2.5. Statistical analyses
All soil spectra were smoothed and normalized before spectral analysis
in MATLAB R2020b (The Math Works, Natick, USA). A one-way analysis of
variance (ANOVA) was used to analyze the effects of various treatments
on grain yield, NAE, changes in soil properties, soil
NH4+-N
and NO3−-N contents, and plant N
content. Differences between treatments were determined by comparing
their means using the least significant difference (LSD) at the 0.05
probability level. A two-way ANOVA was applied to evaluate the main and
interactive effects of crop rotation and fertilization on grain yield,
NAE, changes in soil properties, soil
NH4+-N and
NO3−-N contents, and plant N content.
A pairwise samples test was conducted to compare the significant changes
in soil properties and characteristic spectral bands after various
treatments. Principal component analysis (PCA) was performed to
illustrate the internal structure of spectra. A two-way permutational
multivariate analysis of variance (PERMANOVA) was applied to evaluate
the effect of crop rotation, fertilization, and their interaction on the
changes in spectral structures. Regressions between spectral data and
SOC, TN, and POXC were built by the partial least squares regression
(PLSR) model. The five-fold cross-validation was performed to obtain the
optimal number of latent variables in the PLSR model.
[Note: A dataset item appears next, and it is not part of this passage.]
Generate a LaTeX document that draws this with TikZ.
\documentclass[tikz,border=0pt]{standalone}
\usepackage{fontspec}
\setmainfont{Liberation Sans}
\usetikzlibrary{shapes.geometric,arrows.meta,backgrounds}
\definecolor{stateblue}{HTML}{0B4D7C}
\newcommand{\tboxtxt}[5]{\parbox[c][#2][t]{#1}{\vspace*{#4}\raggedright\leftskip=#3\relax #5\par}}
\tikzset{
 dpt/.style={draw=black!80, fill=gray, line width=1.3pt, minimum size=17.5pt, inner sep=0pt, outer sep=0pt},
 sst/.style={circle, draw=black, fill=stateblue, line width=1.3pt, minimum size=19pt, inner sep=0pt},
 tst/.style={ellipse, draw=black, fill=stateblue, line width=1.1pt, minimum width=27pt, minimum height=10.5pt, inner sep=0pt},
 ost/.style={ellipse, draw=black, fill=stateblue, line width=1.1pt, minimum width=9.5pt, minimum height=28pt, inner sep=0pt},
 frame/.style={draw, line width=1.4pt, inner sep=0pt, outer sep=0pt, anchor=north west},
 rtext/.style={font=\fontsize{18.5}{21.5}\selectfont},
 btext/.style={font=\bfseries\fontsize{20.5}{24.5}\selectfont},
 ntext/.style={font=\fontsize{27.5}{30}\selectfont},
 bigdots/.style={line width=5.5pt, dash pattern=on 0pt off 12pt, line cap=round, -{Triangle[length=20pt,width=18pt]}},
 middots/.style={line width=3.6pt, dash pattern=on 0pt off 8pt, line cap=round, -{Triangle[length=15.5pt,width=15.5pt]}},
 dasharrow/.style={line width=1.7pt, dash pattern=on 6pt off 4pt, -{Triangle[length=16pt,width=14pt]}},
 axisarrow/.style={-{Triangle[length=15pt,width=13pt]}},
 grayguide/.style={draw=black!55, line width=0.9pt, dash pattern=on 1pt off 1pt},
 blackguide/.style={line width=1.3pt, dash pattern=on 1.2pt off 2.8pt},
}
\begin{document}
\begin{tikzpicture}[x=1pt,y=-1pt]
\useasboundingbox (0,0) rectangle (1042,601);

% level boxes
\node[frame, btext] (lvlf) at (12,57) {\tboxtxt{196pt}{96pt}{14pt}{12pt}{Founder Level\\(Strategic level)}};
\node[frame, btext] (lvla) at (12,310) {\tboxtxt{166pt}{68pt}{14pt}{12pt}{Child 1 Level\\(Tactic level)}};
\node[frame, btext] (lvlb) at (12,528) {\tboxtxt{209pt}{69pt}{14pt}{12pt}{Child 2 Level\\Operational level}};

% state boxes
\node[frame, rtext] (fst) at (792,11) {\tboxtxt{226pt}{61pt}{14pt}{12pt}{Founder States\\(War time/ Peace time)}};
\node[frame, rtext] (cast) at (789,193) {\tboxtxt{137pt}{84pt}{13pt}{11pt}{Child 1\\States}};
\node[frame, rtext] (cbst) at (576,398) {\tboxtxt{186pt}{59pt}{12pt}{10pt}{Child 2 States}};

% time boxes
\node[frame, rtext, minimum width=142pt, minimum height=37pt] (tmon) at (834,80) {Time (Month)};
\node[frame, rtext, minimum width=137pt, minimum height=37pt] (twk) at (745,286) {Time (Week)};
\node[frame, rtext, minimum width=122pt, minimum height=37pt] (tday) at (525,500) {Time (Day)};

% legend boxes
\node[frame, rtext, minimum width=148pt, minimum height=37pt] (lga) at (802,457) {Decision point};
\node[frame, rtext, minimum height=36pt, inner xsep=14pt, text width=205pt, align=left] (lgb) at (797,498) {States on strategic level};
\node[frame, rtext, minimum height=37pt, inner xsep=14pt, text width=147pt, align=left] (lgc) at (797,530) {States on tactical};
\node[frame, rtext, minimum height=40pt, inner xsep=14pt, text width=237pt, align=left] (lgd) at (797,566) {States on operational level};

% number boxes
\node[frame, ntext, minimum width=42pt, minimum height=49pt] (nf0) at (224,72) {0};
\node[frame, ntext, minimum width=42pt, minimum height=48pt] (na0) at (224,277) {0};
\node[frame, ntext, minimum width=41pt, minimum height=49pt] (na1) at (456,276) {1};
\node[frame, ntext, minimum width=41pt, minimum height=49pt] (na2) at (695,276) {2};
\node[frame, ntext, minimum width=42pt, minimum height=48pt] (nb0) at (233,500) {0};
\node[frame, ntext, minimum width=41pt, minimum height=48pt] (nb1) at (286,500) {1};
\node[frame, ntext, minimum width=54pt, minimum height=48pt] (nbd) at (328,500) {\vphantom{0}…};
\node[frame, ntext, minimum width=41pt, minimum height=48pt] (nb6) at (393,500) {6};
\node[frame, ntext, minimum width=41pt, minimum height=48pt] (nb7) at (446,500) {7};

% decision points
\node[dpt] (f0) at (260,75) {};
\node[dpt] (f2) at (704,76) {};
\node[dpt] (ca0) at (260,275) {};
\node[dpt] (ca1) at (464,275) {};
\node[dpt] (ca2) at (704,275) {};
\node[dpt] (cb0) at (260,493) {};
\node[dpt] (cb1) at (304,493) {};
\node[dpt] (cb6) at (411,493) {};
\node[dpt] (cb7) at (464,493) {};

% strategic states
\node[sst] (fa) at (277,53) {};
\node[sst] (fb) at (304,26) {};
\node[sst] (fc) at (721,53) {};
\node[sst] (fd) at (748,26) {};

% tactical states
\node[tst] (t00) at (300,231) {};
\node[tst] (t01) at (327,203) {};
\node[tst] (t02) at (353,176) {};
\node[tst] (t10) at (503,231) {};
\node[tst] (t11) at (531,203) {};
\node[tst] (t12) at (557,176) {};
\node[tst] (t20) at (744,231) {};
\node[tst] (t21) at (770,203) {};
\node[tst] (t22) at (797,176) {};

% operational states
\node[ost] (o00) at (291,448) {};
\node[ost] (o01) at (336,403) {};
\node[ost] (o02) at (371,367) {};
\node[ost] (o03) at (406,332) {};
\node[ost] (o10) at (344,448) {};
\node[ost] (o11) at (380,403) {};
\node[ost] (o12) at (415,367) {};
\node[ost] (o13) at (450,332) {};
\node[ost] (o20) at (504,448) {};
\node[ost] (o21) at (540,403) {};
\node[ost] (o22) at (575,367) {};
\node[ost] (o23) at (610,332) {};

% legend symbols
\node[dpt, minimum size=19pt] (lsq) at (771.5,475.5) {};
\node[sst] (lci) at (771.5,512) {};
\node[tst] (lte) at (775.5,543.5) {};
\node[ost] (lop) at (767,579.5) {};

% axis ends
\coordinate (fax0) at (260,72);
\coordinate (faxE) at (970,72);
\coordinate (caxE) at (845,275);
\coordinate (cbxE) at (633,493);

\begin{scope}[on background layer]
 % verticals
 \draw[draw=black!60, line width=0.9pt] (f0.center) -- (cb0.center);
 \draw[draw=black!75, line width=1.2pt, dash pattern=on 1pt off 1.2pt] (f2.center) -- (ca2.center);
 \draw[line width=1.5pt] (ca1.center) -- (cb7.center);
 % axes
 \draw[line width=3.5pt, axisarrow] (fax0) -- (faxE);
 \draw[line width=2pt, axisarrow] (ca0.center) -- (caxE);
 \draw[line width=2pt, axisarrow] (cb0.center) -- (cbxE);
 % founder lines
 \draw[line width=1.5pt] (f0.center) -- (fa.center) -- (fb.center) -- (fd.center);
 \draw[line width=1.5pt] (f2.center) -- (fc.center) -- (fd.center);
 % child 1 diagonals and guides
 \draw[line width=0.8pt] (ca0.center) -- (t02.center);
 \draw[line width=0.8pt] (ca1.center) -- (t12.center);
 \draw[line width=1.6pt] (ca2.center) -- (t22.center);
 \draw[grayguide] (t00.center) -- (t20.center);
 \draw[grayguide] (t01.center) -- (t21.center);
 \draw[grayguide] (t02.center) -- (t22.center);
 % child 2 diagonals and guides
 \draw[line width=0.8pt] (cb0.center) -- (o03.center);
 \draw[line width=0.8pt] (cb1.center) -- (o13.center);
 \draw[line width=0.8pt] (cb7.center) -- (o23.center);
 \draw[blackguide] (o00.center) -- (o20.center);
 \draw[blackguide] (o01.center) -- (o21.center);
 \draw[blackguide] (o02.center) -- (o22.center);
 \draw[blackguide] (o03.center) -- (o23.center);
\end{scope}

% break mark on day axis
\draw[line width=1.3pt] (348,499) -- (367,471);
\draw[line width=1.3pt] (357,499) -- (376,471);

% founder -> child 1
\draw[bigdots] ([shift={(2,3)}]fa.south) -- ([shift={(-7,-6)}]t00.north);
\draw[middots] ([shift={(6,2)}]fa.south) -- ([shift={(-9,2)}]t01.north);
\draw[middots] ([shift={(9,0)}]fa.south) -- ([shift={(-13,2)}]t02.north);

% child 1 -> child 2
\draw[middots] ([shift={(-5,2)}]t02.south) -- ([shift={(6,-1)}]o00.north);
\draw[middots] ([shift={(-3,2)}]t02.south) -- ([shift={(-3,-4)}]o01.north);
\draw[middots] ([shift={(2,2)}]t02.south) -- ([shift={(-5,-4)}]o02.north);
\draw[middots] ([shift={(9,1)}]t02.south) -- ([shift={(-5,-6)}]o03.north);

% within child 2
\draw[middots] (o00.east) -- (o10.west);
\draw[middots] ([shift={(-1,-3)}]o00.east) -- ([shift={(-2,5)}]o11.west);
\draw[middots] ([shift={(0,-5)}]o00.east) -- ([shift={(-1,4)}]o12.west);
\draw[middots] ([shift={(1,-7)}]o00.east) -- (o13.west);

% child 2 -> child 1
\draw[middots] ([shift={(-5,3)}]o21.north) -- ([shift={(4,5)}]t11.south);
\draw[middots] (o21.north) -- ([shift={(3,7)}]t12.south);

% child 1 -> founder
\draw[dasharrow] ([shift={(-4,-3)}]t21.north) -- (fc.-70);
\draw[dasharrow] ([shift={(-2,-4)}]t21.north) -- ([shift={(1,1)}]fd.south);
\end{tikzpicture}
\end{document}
The variable
importance in projections of spectral bands in the PLSR model was used
for identifying the great changes in molecular structure for soil
organic matter and TN. Structural equation modeling (SEM) was applied to
determine the direct and indirect effects of selected variables on grain
yield and NAE based on known correlations. The chi-square,P -value, root-mean-square error of approximation (RMSEA), and
good fit index (GFI) were used to evaluate the model fitness. All data
processing, statistical analysis, and visualization were implemented in
R 4.1.0 software (R Development Core Team, 2018).